In other words, our model is that \(R \approx U V^T\) (a

**factorization**of \(R\))We choose \(U\) and \(V\) to get good predictions for those entries of \(R\) that we can observe. As long as we don’t overfit, this gives us power to generalize to entries we don’t observe

- Formulate a squared error cost function for this model
- Add regularization for both the user weight vectors \(\mathbf{u}_i\) and the movie feature vectors \(\mathbf{v}_j\)
- Write down the partial derivatives of your cost function with respect to the entries of \(\mathbf{u}_i\) and \(\mathbf{v}_j\)
- Plug the partial derivatives into stochastic gradient descent (SGD) and write down the update rule
- Implement SGD
- Tune parameters to get good performance on the validation set

- Groups of up to 3—work with someone
**new** - Any resources allowed: talk to me, other groups, etc.
- Submit predictions on test set
Evaluation: root-mean squared error (RMSE) on test set

\[ \text{RMSE} = \sqrt{\frac{1}{\text{# test}}\sum_{(i,j) \in \text{test set}} (h(i, j) - r(i,j))^2}\]

Worth 1/3 of regular homework

RMSE grade <= 1.0 80% <= 0.97 90% <= 0.95 95% <= 0.94 100% Members of winning team (lowest RMSE) get 1 free late day

Due date announced at end of class

Matrix Factorization Techniques for Recommender Systems by Yehuda Koren, Robert Bell and Chris Volinsky

Authors were on the winning team of Netflix prize

Paper includes algorithms—but beware different notation

Once you nail the matrix factorization model, here are some ideas to get even better performance.

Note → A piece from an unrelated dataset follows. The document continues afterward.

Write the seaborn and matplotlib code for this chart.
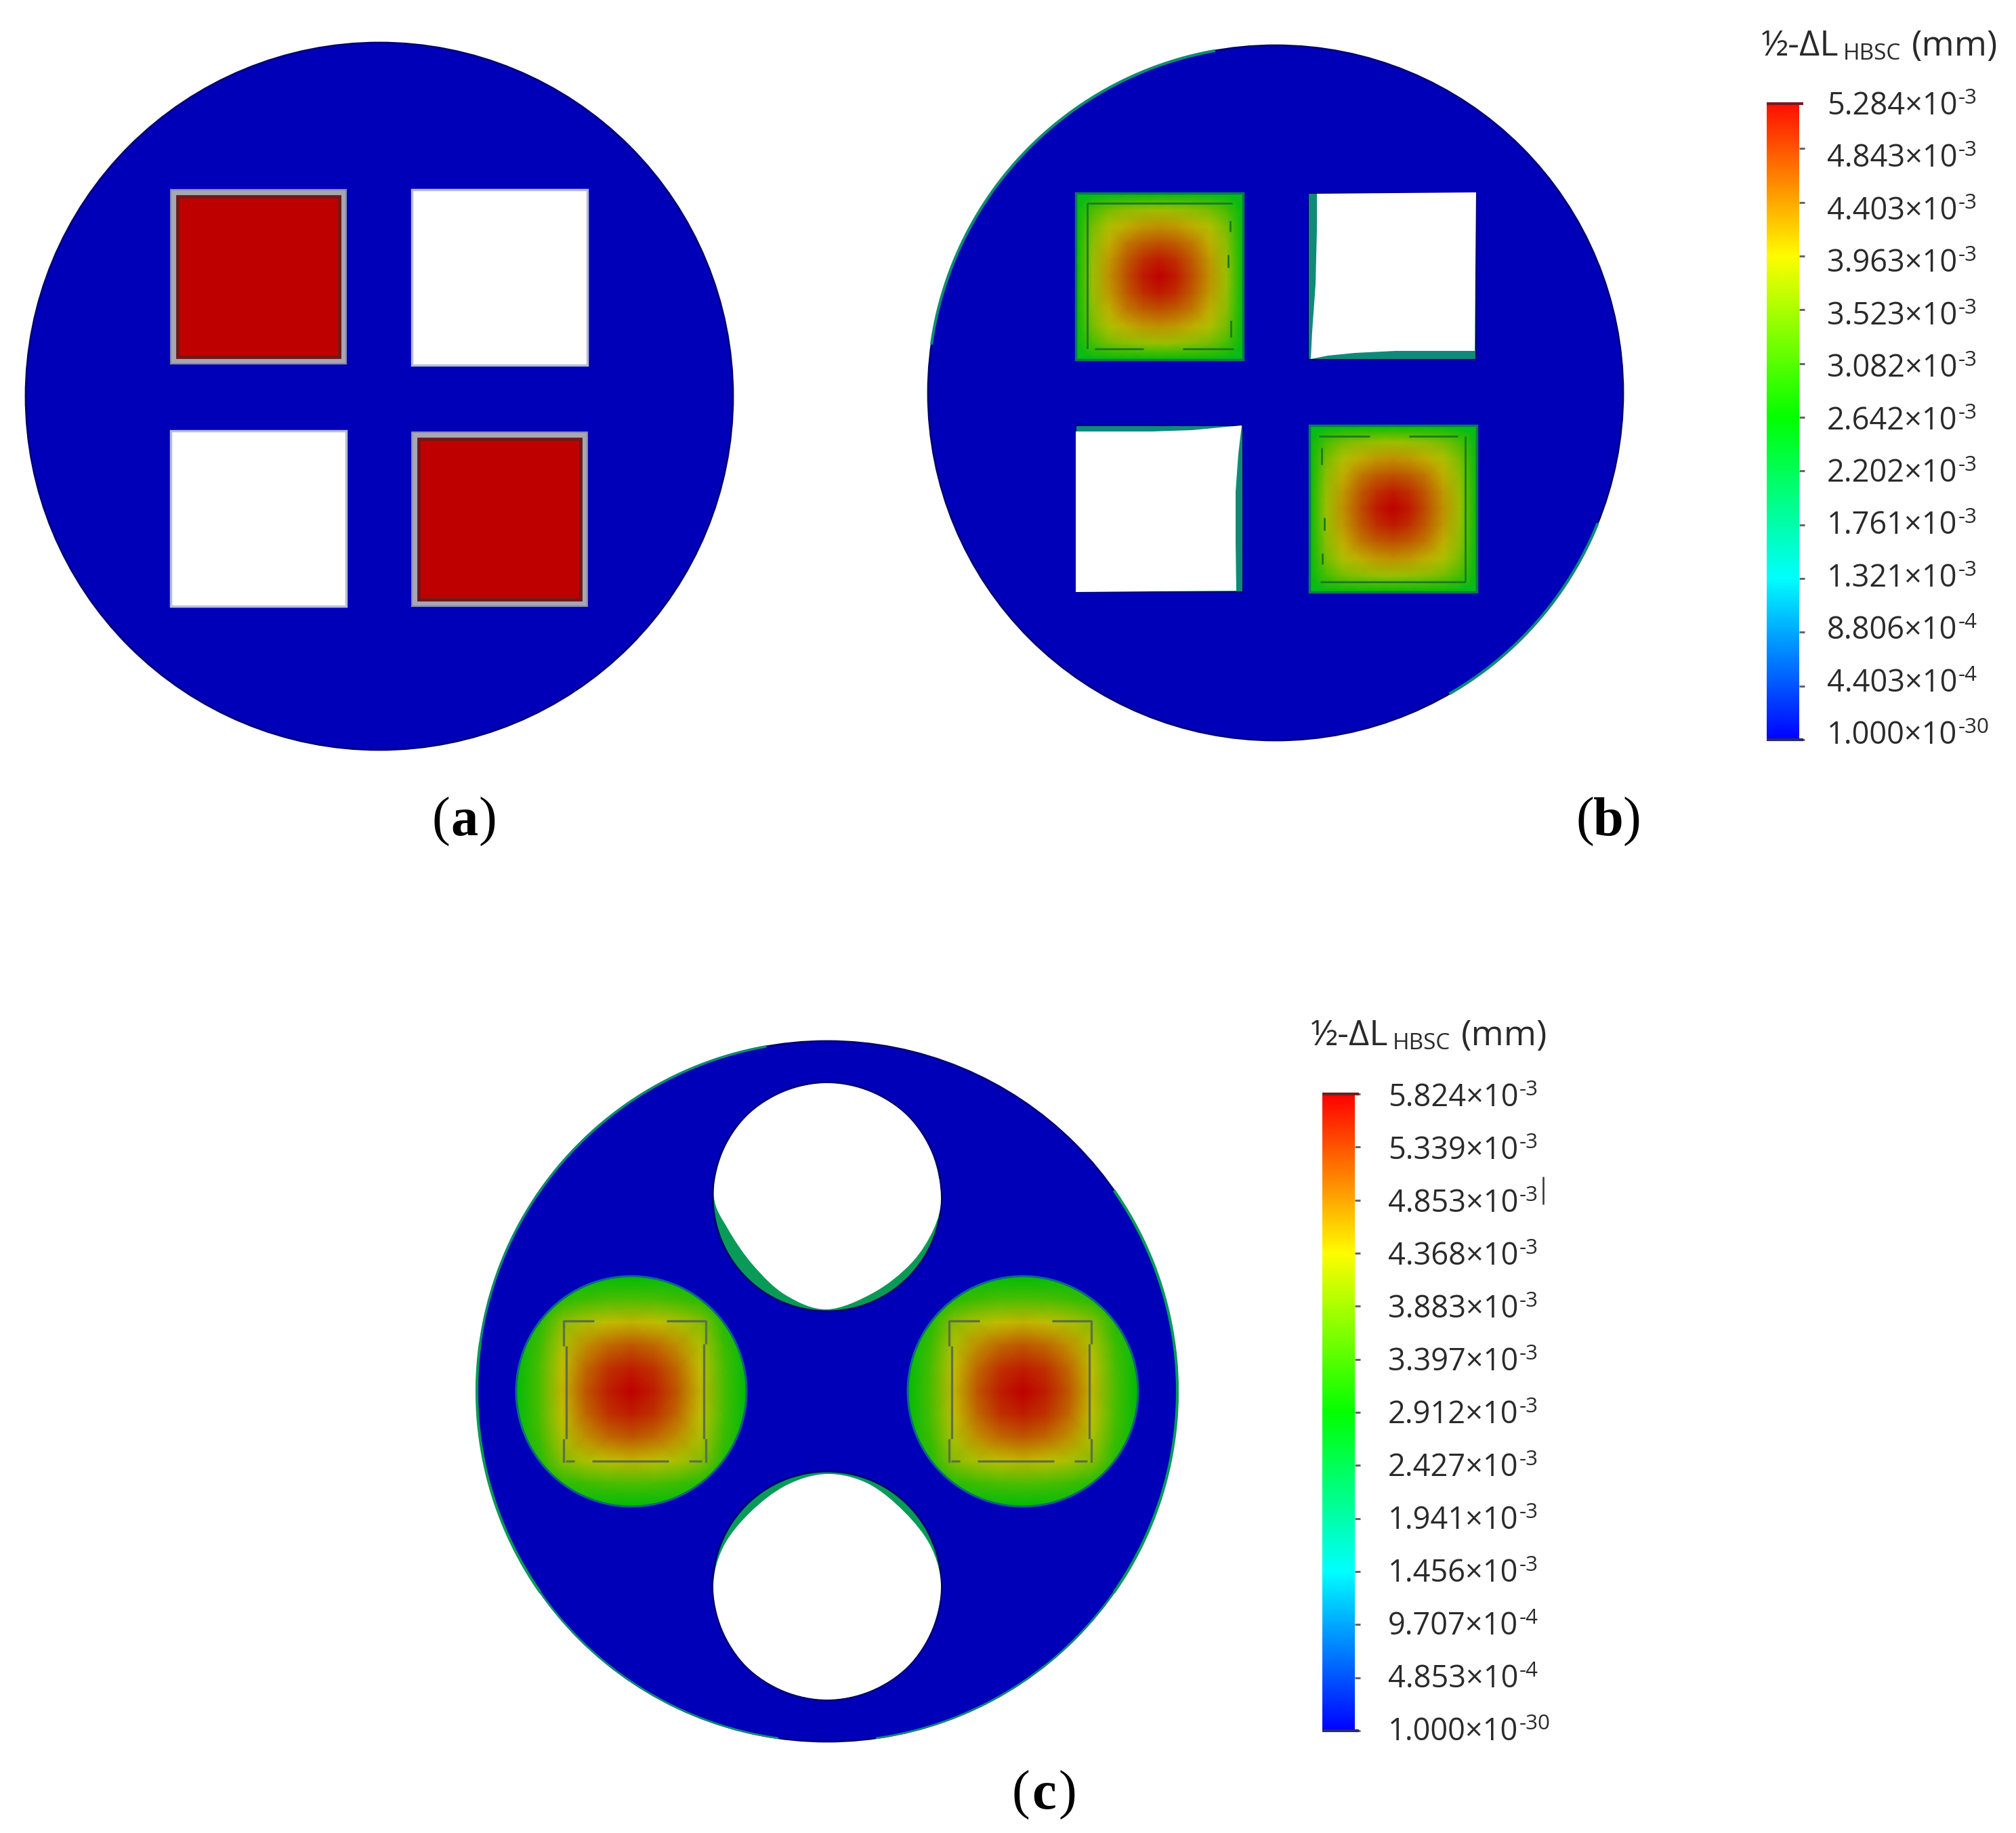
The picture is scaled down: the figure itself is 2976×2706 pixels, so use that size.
# Imports

import numpy             as np
import seaborn           as sns
import matplotlib
matplotlib.use("Agg")
import matplotlib.pyplot as plt
from matplotlib.colors   import LinearSegmentedColormap
from matplotlib.path     import Path
from matplotlib.patches  import Circle, Rectangle, Polygon, PathPatch

#####

# Values, all in mm

LEVELS_B = [5.284e-3, 4.843e-3, 4.403e-3, 3.963e-3, 3.523e-3, 3.082e-3, 2.642e-3,
            2.202e-3, 1.761e-3, 1.321e-3, 8.806e-4, 4.403e-4, 1.000e-30]
LEVELS_C = [5.824e-3, 5.339e-3, 4.853e-3, 4.368e-3, 3.883e-3, 3.397e-3, 2.912e-3,
            2.427e-3, 1.941e-3, 1.456e-3, 9.707e-4, 4.853e-4, 1.000e-30]

# Coil fields, one quadrant each (center at [0, 0], edge of the box at [5, 5]), x 1e-3 mm
COIL_B = [[5.28, 5.08, 4.72, 4.28, 3.72, 2.62],
          [5.08, 4.95, 4.64, 4.22, 3.68, 2.60],
          [4.72, 4.64, 4.42, 4.08, 3.60, 2.58],
          [4.28, 4.22, 4.08, 3.85, 3.45, 2.55],
          [3.72, 3.68, 3.60, 3.45, 3.15, 2.50],
          [2.62, 2.60, 2.58, 2.55, 2.50, 2.40]]

COIL_C = [[5.82, 5.58, 5.15, 4.45, 3.50, 2.85],
          [5.58, 5.42, 5.02, 4.38, 3.46, 2.83],
          [5.15, 5.02, 4.72, 4.22, 3.38, 2.80],
          [4.45, 4.38, 4.22, 3.95, 3.20, 2.72],
          [3.50, 3.46, 3.38, 3.20, 2.90, 2.60],
          [2.85, 2.83, 2.80, 2.72, 2.60, 2.45]]

# Panel (a) is the uniform source on the coils
COIL_A = [[5.284, 5.284],
          [5.284, 5.284]]

#####

# Shape outlines in image pixels

HOLE_TOP = [(1221, 1599), (1285, 1612), (1340, 1648), (1376, 1703), (1389, 1767), (1378, 1815),
            (1345, 1865), (1290, 1908), (1221, 1933), (1160, 1912), (1112, 1868), (1075, 1815),
            (1054, 1767), (1066, 1703), (1102, 1648), (1157, 1612)]
HOLE_BOT = [(1221, 2176), (1281, 2190), (1335, 2232), (1374, 2283), (1389, 2341), (1376, 2405),
            (1340, 2460), (1285, 2496), (1221, 2509), (1157, 2496), (1102, 2460), (1066, 2405),
            (1053, 2341), (1068, 2283), (1108, 2232), (1162, 2192)]
HOLE_TR  = [(1944, 286), (2179, 284), (2177, 518), (2060, 518), (2000, 521), (1960, 525), (1935, 530),
            (1937, 490), (1942, 420), (1944, 340)]
HOLE_BL  = [(1588, 637), (1700, 637), (1760, 635), (1833, 628), (1828, 670), (1824, 726), (1824, 800),
            (1825, 872), (1588, 874)]

# Undeformed coil outline, offsets from the corner of the box
DASH_C = [[(0, 1), (45, 1)], [(152, 1), (210, 1)], [(3, 208), (16, 208)], [(42, 208), (155, 208)],
          [(185, 208), (204, 208)], [(0, 0), (0, 38)], [(4, 38), (4, 175)], [(0, 175), (0, 210)],
          [(210, 0), (210, 35)], [(207, 35), (207, 175)], [(210, 175), (210, 210)]]
DASH_B = [[(17, 15), (231, 15)], [(17, 15), (17, 230)], [(228, 41), (228, 57)], [(225, 91), (225, 110)],
          [(229, 188), (229, 213)], [(28, 230), (100, 230)], [(158, 230), (233, 230)]]

#####

W, H = 2976, 2706
DPI  = 100

sns.set_style("white")
plt.rcParams["font.family"] = ["Open Sans", "DejaVu Sans"]

BLUE  = "#0000B8"
NAVY  = "#000078"
TEAL  = "#108A78"
GREEN = "#0A9A58"
INK   = "#2A2A2A"

pure = ["#0000FF", "#00FFFF", "#00FF00", "#FFFF00", "#FF0000"]
lit  = ["#0000B8", "#00BFBF", "#00BB00", "#BFBF00", "#BE0000"]   # the model is drawn shaded
CMAP_BAR   = LinearSegmentedColormap.from_list("bar", pure)
CMAP_MODEL = LinearSegmentedColormap.from_list("model", lit)

fig = plt.figure(figsize = (W / DPI, H / DPI), dpi = DPI, facecolor = "white")

def px_axes(x0, y0, x1, y1, z):
    ax = fig.add_axes([x0 / W, 1 - y1 / H, (x1 - x0) / W, (y1 - y0) / H], zorder = z)
    ax.set_facecolor("none")
    return ax

back = px_axes(0, 0, W, H, 0)
over = px_axes(0, 0, W, H, 5)
for a in (back, over):
    a.set_xlim(0, W)
    a.set_ylim(H, 0)
    a.axis("off")

#####

def mirror(quadrant):
    q   = np.array(quadrant)
    row = np.hstack([q[:, :0:-1], q])
    return np.vstack([row[:0:-1], row])

def field(values, box, vmax, clip = None):
    """Smooth field inside box (x0, y0, x1, y1), values in 1e-3 mm."""
    ax = px_axes(*box, 2)
    sns.heatmap(np.array(values), ax = ax, cmap = CMAP_MODEL, vmin = 0, vmax = vmax, cbar = False,
                xticklabels = False, yticklabels = False, shading = "gouraud")
    n = len(values) - 1
    ax.set_xlim(0, n)
    ax.set_ylim(n, 0)
    if clip is not None:
        ax.collections[0].set_clip_path(clip)
    return ax

def smooth_closed(points):
    """Closed Catmull-Rom outline through the points."""
    p     = np.array(points, dtype = float)
    n     = len(p)
    verts = [p[0]]
    codes = [Path.MOVETO]
    for i in range(n):
        p0, p1, p2, p3 = p[i - 1], p[i], p[(i + 1) % n], p[(i + 2) % n]
        verts += [p1 + (p2 - p0) / 6, p2 - (p3 - p1) / 6, p2]
        codes += [Path.CURVE4] * 3
    return Path(verts, codes)

def rim(cx, cy, r, start, end, color, lw = 2.4):
    t = np.radians(np.linspace(start, end, 120))
    over.plot(cx + r * np.cos(t), cy - r * np.sin(t), color = color, lw = lw, solid_capstyle = "butt")

def dashes(segments, x0, y0, color, lw, flip = None):
    for seg in segments:
        xs = [s[0] for s in seg]
        ys = [s[1] for s in seg]
        if flip is not None:
            xs = [flip[0] - v for v in xs]
            ys = [flip[1] - v for v in ys]
        over.plot([x0 + v for v in xs], [y0 + v for v in ys], color = color, lw = lw, solid_capstyle = "butt")

def colorbar(levels, box, top_row, label_x, label_rows, title_x, title_y):
    ax = px_axes(*box, 2)
    table = np.column_stack([levels, levels])
    sns.heatmap(table, ax = ax, cmap = CMAP_BAR, vmin = 0, vmax = levels[0], cbar = False,
                xticklabels = False, yticklabels = False, shading = "gouraud")
    ax.set_xlim(0, 1)
    ax.set_ylim(len(levels) - 1, top_row)
    ticks = [i for i in range(len(levels)) if i >= top_row]
    ax.set_yticks(ticks)
    ax.tick_params(axis = "y", left = False, right = True, labelleft = False, length = 5.5, width = 2.2, color = "#666666")
    over.hlines(box[1], box[0], box[2] + 6, color = "#7A1A1A", lw = 3)
    over.hlines(box[3], box[0], box[2] + 6, color = "#2A2A70", lw = 3)
    for value, y in zip(levels, label_rows):
        mant, exp = f"{value:.3e}".split("e")
        over.text(label_x, y + 16, f"{mant}×10", ha = "left", va = "baseline", fontsize = 32.5, color = INK)
        over.text(label_x + 194, y, str(int(exp)), ha = "left", va = "baseline", fontsize = 22.5, color = INK)
    over.text(title_x, title_y, "½-ΔL", ha = "left", va = "baseline", fontsize = 37.5, color = INK)
    over.text(title_x + 121, title_y + 6, "HBSC", ha = "left", va = "baseline", fontsize = 24, color = INK)
    over.text(title_x + 222, title_y, "(mm)", ha = "left", va = "baseline", fontsize = 37.5, color = INK)

def panel_label(letter, cx, base):
    kw = dict(va = "baseline", fontsize = 58, color = "black", family = "Liberation Serif")
    over.text(cx - 21, base, "(", ha = "right", **kw)
    over.text(cx, base, letter, ha = "center", fontweight = "bold", **kw)
    over.text(cx + 21, base, ")", ha = "left", **kw)

#####  Panel (a)

back.add_patch(Circle((560, 585), 522, facecolor = BLUE, edgecolor = NAVY, lw = 2))
for x0, y0 in [(608, 280), (252, 636)]:
    back.add_patch(Rectangle((x0, y0), 259, 259, facecolor = "white", edgecolor = "#B8BCD8", lw = 2.5))
for x0, y0 in [(252, 280), (608, 638)]:
    back.add_patch(Rectangle((x0, y0), 259, 257, facecolor = "#A6A6B4", edgecolor = "#8888A8", lw = 1.5))
    field(COIL_A, (x0 + 10, y0 + 10, x0 + 249, y0 + 247), 5.284)
    over.add_patch(Rectangle((x0 + 10, y0 + 10), 239, 237, fill = False, edgecolor = "#701818", lw = 3.5))

#####  Panel (b)

back.add_patch(Circle((1883, 580), 513, facecolor = BLUE, edgecolor = NAVY, lw = 2))
rim(1883, 580, 513, 100, 172, TEAL, 3)
rim(1883, 580, 513, -22, -60, TEAL, 3)

back.add_patch(Rectangle((1931, 285), 248, 246, facecolor = TEAL, edgecolor = NAVY, lw = 1.5))
back.add_patch(Polygon(HOLE_TR, closed = True, facecolor = "white", edgecolor = "none"))
back.add_patch(Rectangle((1588, 628), 247, 246, facecolor = TEAL, edgecolor = NAVY, lw = 1.5))
back.add_patch(Polygon(HOLE_BL, closed = True, facecolor = "white", edgecolor = "none"))

coil_b = mirror(COIL_B)
field(coil_b, (1588, 285, 1835, 531), 5.284)
field(coil_b, (1933, 628, 2180, 874), 5.284)
over.add_patch(Rectangle((1588, 285), 247, 246, fill = False, edgecolor = "#0A7A50", lw = 2.5))
over.add_patch(Rectangle((1933, 628), 247, 246, fill = False, edgecolor = "#0A7A50", lw = 2.5))
dashes(DASH_B, 1588, 285, "#1A7A20", 2.0)
dashes(DASH_B, 1933, 628, "#1A7A20", 2.0, flip = (247, 246))

#####  Panel (c)

back.add_patch(Circle((1221, 2054), 517, facecolor = BLUE, edgecolor = NAVY, lw = 2))
rim(1221, 2054, 517, 100, 172, TEAL, 2.6)
rim(1221, 2054, 517, 172, 215, GREEN, 3)
rim(1221, 2054, 517, -35, 35, GREEN, 3)
rim(1221, 2054, 517, 215, 262, TEAL, 2)
rim(1221, 2054, 517, 278, 325, TEAL, 2)

for cy, outline in [(1767, HOLE_TOP), (2341, HOLE_BOT)]:
    back.add_patch(Circle((1221, cy), 169, facecolor = GREEN, edgecolor = NAVY, lw = 2.2))
    back.add_patch(PathPatch(smooth_closed(outline), facecolor = "white", edgecolor = "none"))

coil_c = mirror(COIL_C)
for cx, corner in [(932, 832), (1510, 1401)]:
    clip = Circle((cx, 2054), 170, transform = over.transData)
    field(coil_c, (cx - 170, 1884, cx + 170, 2224), 5.824, clip = clip)
    over.add_patch(Circle((cx, 2054), 170, fill = False, edgecolor = "#0A6A80", lw = 2.2))
    dashes(DASH_C, corner, 1949, "#5F7044", 2.4)

#####  Colour scales and labels

colorbar(LEVELS_B, (2608, 153, 2656, 1092), 0.166, 2697, np.linspace(153, 1082, 13), 2600, 82)
colorbar(LEVELS_C, (1952, 1615, 2000, 2555), 0, 2049, np.linspace(1617, 2553, 13), 1935, 1543)
over.vlines(2278, 1737, 1778, color = "#333333", lw = 1.8)   # stray cursor in the original

panel_label("a", 685, 1233)
panel_label("b", 2374, 1233)
panel_label("c", 1541, 2670)

fig.savefig("out.png", dpi = DPI)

A simpler model that helps introduce important ideas is the “biases” only model. This has an overall baseline score \(\mu\) and an offset (or “bias”) \(a_i\) for each user as well as a bias \(b_j\) for each movie. The model is:

\[ h(i,j) = \mu + a_i + b_j \]

For example

- Suppose the overall average rating is \(\mu = 3.8\)
- However, alice loves movies, so her bias is \(a_1 = +0.4\)
- Bob is hard to please, so his bias is \(a_2 = -0.7\)
- Silence of the Lambs is hard to watch: \(b_2 = -0.4\)
- Everyone loves WALL-E: \(b_3 = +1.3\)
- Etc.

- \(\mu\)
- \(a_i\), \(i=1,\ldots, m\)
- \(b_j\), \(j=1,\ldots, n\)

To learn these parameters, write down the partial derivatives of the cost function with respect \(\mu\), \(a_i\), and \(b_j\) and plug them into stochastic gradient descent.

The biases only model can be incorporated into the matrix factorization model to improve performance:

\[ h(i,j) = \mu + a_i + b_j + \mathbf{u}_i^T \mathbf{v}_j \]

- \(\mu\)
- \(a_i\), \(i=1,\ldots, m\)
- \(b_j\), \(j=1,\ldots, n\)
- \(\mathbf{u}_i \in \mathbb{R}^d\), \(i=1,\ldots, m\)
- \(\mathbf{v}_j \in \mathbb{R}^d\), \(j=1,\ldots, n\)

To learn these parameters, combine the partial derivatives from the basic matrix factorization model with those from the biases only model and update them all within stochastic gradient descent.